Following the release of International Panel on Climate Change’s special report on 1.5oC of Global Warming, Mary Robinson presented at the OECD Climate Change Expert Group (CCXG) on implications of the report for people, human rights and climate justice.
Mrs Robinson addressed the audience of experts and negotiators from around the world emphasising the urgency of the problem at the heart of the IPCC Report saying “The evidence presented in the chapters and pages of the report – sobering facts about the impact humanity has already had on the climate system and hopeful reminders that it is not too late. But really this is the last time we can say that phrase.

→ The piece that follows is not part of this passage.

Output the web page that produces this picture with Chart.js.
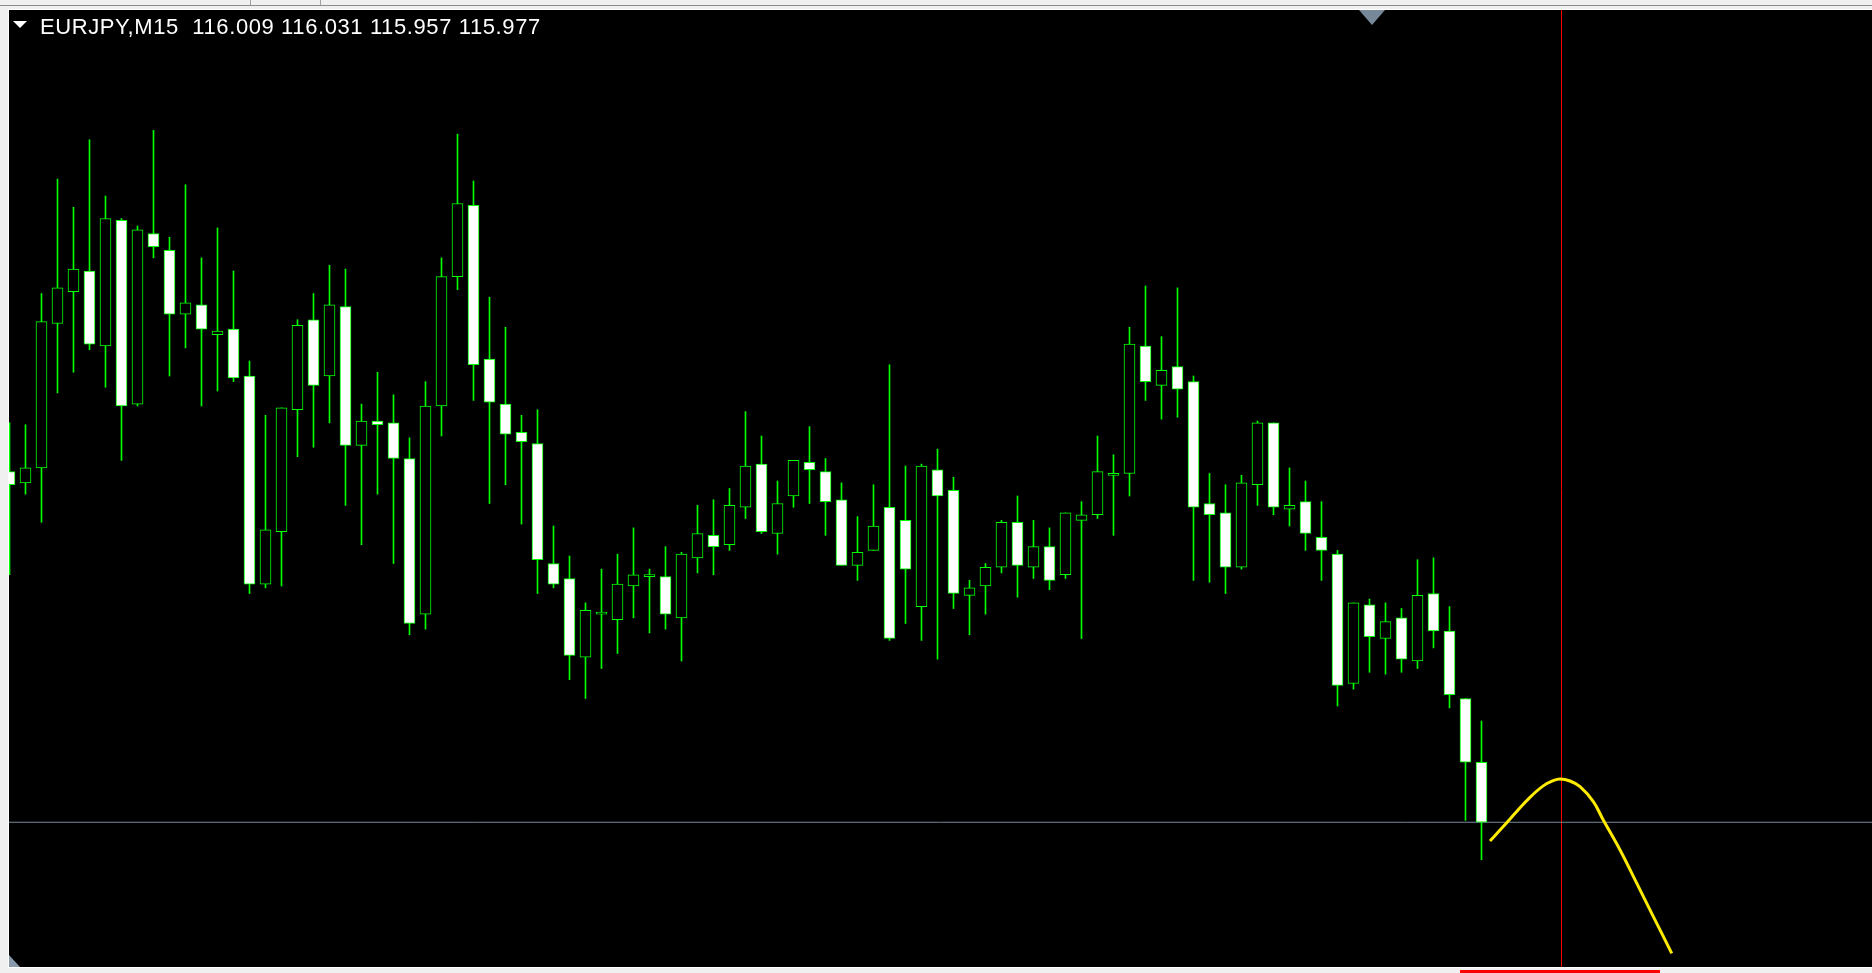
<!DOCTYPE html>
<html>
<head>
<meta charset="utf-8">
<script src="https://cdn.jsdelivr.net/npm/chart.js@4.4.1/dist/chart.umd.min.js"></script>
<style>
  html, body { margin: 0; padding: 0; width: 1872px; height: 973px; overflow: hidden; background: #f0f0f0; }
  #topline { position: absolute; left: 0; top: 5px; width: 1872px; height: 1px; background: #8c8c8c; }
  .tabsep { position: absolute; top: 0; width: 1px; height: 5px; background: #a0a0a0; }
  #frame {
    position: absolute; left: 8px; top: 9px; width: 1864px; height: 959px;
    box-sizing: border-box; background: #000;
    border-left: 1px solid #fff; border-top: 1px solid #fff; border-bottom: 1px solid #fff;
  }
  #chart { position: absolute; left: 0; top: 0; }
  #title {
    position: absolute; left: 40px; top: 16px; color: #fff; white-space: pre;
    font: 22px/22px "Liberation Sans", Arial, sans-serif; letter-spacing: 0.6px;
  }
  #menuArrow {
    position: absolute; left: 13px; top: 21px; width: 0; height: 0;
    border-left: 7px solid transparent; border-right: 7px solid transparent; border-top: 7px solid #fff;
  }
  #shiftMark {
    position: absolute; left: 1359px; top: 10px; width: 0; height: 0;
    border-left: 13px solid transparent; border-right: 13px solid transparent; border-top: 15px solid #778899;
  }
  #scaleMark {
    position: absolute; left: 9px; top: 955px; width: 11px; height: 12px; background: #8899aa;
    clip-path: polygon(0 0, 0 100%, 100% 100%);
  }
  #redBar { position: absolute; left: 1460px; top: 970px; width: 200px; height: 3px; background: #ff0000; }
</style>
</head>
<body>
<div id="topline"></div>
<div class="tabsep" style="left:250px"></div>
<div class="tabsep" style="left:320px"></div>
<div id="frame"><canvas id="chart" width="1863" height="957"></canvas></div>
<div id="menuArrow"></div>
<div id="title">EURJPY,M15  116.009 116.031 115.957 115.977</div>
<div id="shiftMark"></div>
<div id="scaleMark"></div>
<div id="redBar"></div>
<script>
// EURJPY M15 bars (open / high / low / close)
const opens = [116.164, 116.158, 116.166, 116.243, 116.260, 116.271, 116.231, 116.298, 116.200, 116.291,
  116.282, 116.248, 116.253, 116.237, 116.240, 116.215, 116.104, 116.132, 116.197, 116.245,
  116.215, 116.252, 116.178, 116.191, 116.190, 116.171, 116.088, 116.199, 116.268, 116.306,
  116.224, 116.200, 116.185, 116.179, 116.115, 116.107, 116.065, 116.088, 116.085, 116.103,
  116.108, 116.108, 116.086, 116.118, 116.130, 116.125, 116.145, 116.168, 116.131, 116.151,
  116.169, 116.164, 116.149, 116.114, 116.122, 116.145, 116.138, 116.092, 116.165, 116.154,
  116.098, 116.103, 116.113, 116.137, 116.113, 116.124, 116.109, 116.138, 116.141, 116.162,
  116.163, 116.231, 116.210, 116.220, 116.212, 116.147, 116.142, 116.113, 116.157, 116.190,
  116.144, 116.148, 116.129, 116.120, 116.051, 116.093, 116.075, 116.086, 116.063, 116.099,
  116.079, 116.043, 116.009];
const highs = [116.190, 116.189, 116.259, 116.320, 116.305, 116.341, 116.311, 116.299, 116.295, 116.346,
  116.289, 116.317, 116.278, 116.294, 116.271, 116.223, 116.194, 116.198, 116.245, 116.259,
  116.274, 116.272, 116.200, 116.217, 116.205, 116.182, 116.212, 116.278, 116.344, 116.319,
  116.257, 116.241, 116.194, 116.197, 116.135, 116.119, 116.094, 116.112, 116.120, 116.134,
  116.112, 116.124, 116.121, 116.146, 116.149, 116.155, 116.196, 116.183, 116.159, 116.170,
  116.188, 116.171, 116.158, 116.140, 116.157, 116.221, 116.167, 116.168, 116.176, 116.161,
  116.106, 116.115, 116.138, 116.151, 116.138, 116.134, 116.142, 116.148, 116.183, 116.173,
  116.241, 116.263, 116.236, 116.262, 116.215, 116.163, 116.157, 116.162, 116.191, 116.190,
  116.166, 116.159, 116.148, 116.122, 116.094, 116.096, 116.094, 116.091, 116.117, 116.118,
  116.092, 116.043, 116.031];
const lows = [116.109, 116.152, 116.137, 116.206, 116.217, 116.229, 116.209, 116.170, 116.199, 116.278,
  116.215, 116.230, 116.199, 116.207, 116.212, 116.099, 116.102, 116.103, 116.172, 116.177,
  116.190, 116.146, 116.125, 116.152, 116.115, 116.077, 116.080, 116.183, 116.261, 116.202,
  116.147, 116.157, 116.136, 116.099, 116.102, 116.053, 116.043, 116.059, 116.067, 116.086,
  116.078, 116.080, 116.063, 116.110, 116.109, 116.122, 116.139, 116.131, 116.120, 116.145,
  116.147, 116.130, 116.114, 116.106, 116.122, 116.074, 116.083, 116.074, 116.064, 116.091,
  116.077, 116.088, 116.110, 116.097, 116.107, 116.101, 116.107, 116.075, 116.139, 116.130,
  116.151, 116.202, 116.192, 116.193, 116.106, 116.105, 116.099, 116.112, 116.146, 116.141,
  116.135, 116.122, 116.106, 116.039, 116.048, 116.057, 116.056, 116.057, 116.059, 116.070,
  116.038, 115.978, 115.957];
const closes = [116.157, 116.166, 116.244, 116.262, 116.272, 116.232, 116.299, 116.199, 116.293, 116.284,
  116.248, 116.254, 116.240, 116.239, 116.214, 116.104, 116.133, 116.198, 116.242, 116.210,
  116.253, 116.178, 116.191, 116.189, 116.171, 116.083, 116.199, 116.268, 116.307, 116.221,
  116.201, 116.184, 116.180, 116.117, 116.104, 116.066, 116.090, 116.088, 116.104, 116.109,
  116.108, 116.088, 116.120, 116.131, 116.124, 116.146, 116.167, 116.132, 116.147, 116.170,
  116.165, 116.148, 116.114, 116.121, 116.135, 116.075, 116.112, 116.167, 116.151, 116.099,
  116.102, 116.113, 116.137, 116.114, 116.124, 116.106, 116.142, 116.141, 116.164, 116.162,
  116.232, 116.212, 116.218, 116.208, 116.145, 116.141, 116.113, 116.158, 116.190, 116.145,
  116.146, 116.131, 116.122, 116.050, 116.094, 116.076, 116.084, 116.064, 116.098, 116.079,
  116.045, 116.009, 115.977];

// yellow projection curve (bar index, price)
const forecastX = [92.53, 93.36, 94.20, 95.03, 95.86, 96.49, 96.91, 97.53, 98.16, 98.99, 99.61, 100.66, 101.70, 102.74, 103.89];
const forecastY = [115.9670, 115.9747, 115.9827, 115.9903, 115.9964, 115.9992, 116.0001, 115.9990, 115.9960, 115.9880,
  115.9782, 115.9622, 115.9445, 115.9267, 115.9071];

const bidPrice = 115.977;
const cursorBar = 97;

// visible window of the chart
const xMin = -0.03125, xMax = 116.40625;
const yMin = 115.8998, yMax = 116.4102;

const bodies = opens.map((o, i) => ({ x: i, y: [Math.min(o, closes[i]), Math.max(o, closes[i])] }));
const wicks = lows.map((l, i) => ({ x: i, y: [l, highs[i]] }));
const bodyFill = opens.map((o, i) => closes[i] < o ? '#ffffff' : '#000000');

new Chart(document.getElementById('chart'), {
  type: 'bar',
  data: {
    datasets: [
      {
        label: 'body',
        data: bodies,
        backgroundColor: bodyFill,
        borderColor: '#00ff00',
        borderWidth: 1,
        borderSkipped: false,
        barThickness: 11,
        minBarLength: 2,
        grouped: false
      },
      {
        label: 'wick',
        data: wicks,
        backgroundColor: '#00ff00',
        borderWidth: 0,
        barThickness: 1,
        grouped: false
      },
      {
        type: 'line',
        label: 'forecast',
        data: forecastX.map((x, i) => ({ x: x, y: forecastY[i] })),
        borderColor: 'rgb(255, 235, 0)',
        borderWidth: 3,
        pointRadius: 0,
        tension: 0.4
      },
      {
        type: 'line',
        label: 'bid',
        data: [{ x: xMin, y: bidPrice }, { x: xMax, y: bidPrice }],
        borderColor: '#778899',
        borderWidth: 1,
        pointRadius: 0
      },
      {
        type: 'line',
        label: 'cursor',
        data: [{ x: cursorBar, y: yMin }, { x: cursorBar, y: yMax }],
        borderColor: '#ff0000',
        borderWidth: 1,
        pointRadius: 0
      }
    ]
  },
  options: {
    responsive: false,
    animation: false,
    devicePixelRatio: 1,
    layout: { padding: 0 },
    plugins: { legend: { display: false }, tooltip: { enabled: false } },
    scales: {
      x: { type: 'linear', min: xMin, max: xMax, offset: false, display: false },
      y: { min: yMin, max: yMax, display: false }
    }
  }
});
</script>
</body>
</html>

Time isn’t running out – it has run out.”
The IPCC report demonstrates a number of pathways to keep the global temperature at 1.5oC of warming, but these require strong political will and leadership. Leadership that, Mrs Robinson noted, has been delivered by small island developing States, those most likely to be impacted, but that now needs to be taken up by developed nations.
Mrs Robinson also highlighted that with the increased speed needed to de-carbon the world’s economies came risks to people in the most vulnerable situations. It will be of even greater importance to ensure that climate action is taken with respect for human rights, a just transition pathway for labour, and with an eye to achieving climate justice. She called for greater capacity within the UNFCCC Secretariat to ensure that Parties are supported in undertaking rights based climate action going forward, in the form of a human rights focal point.
Mrs Robinson was joined by Dr. Joeri Rogelj, who had just arrived from the IPCC Conference that agreed the Summary for Policy Makers for the 1.5 Degree report. He too stressed the importance of maintaining global temperatures to within 1.5oC of pre-industrial levels as the basis for a liveable world. Moreover he noted that the synergies between policies that limit warming to 1.5oC and the Sustainable Development Goals far outweighed any trade-off options and that they can go hand in hand with global efforts to eradicate poverty and pursue sustainable development.
During a roundtable discussion following the presentations representatives of the Marshall Islands, the Least Developed Countries and Belize underlined the importance of taking a long term outlook and that 1.5oC represented the only safe pathway for everyone.
In her closing remarks Mr Robinson repeated the importance of not treating the commitment to move on from ‘business as usual’ as an empty remark and to use the IPCC Report to stoke real and ambitious climate action.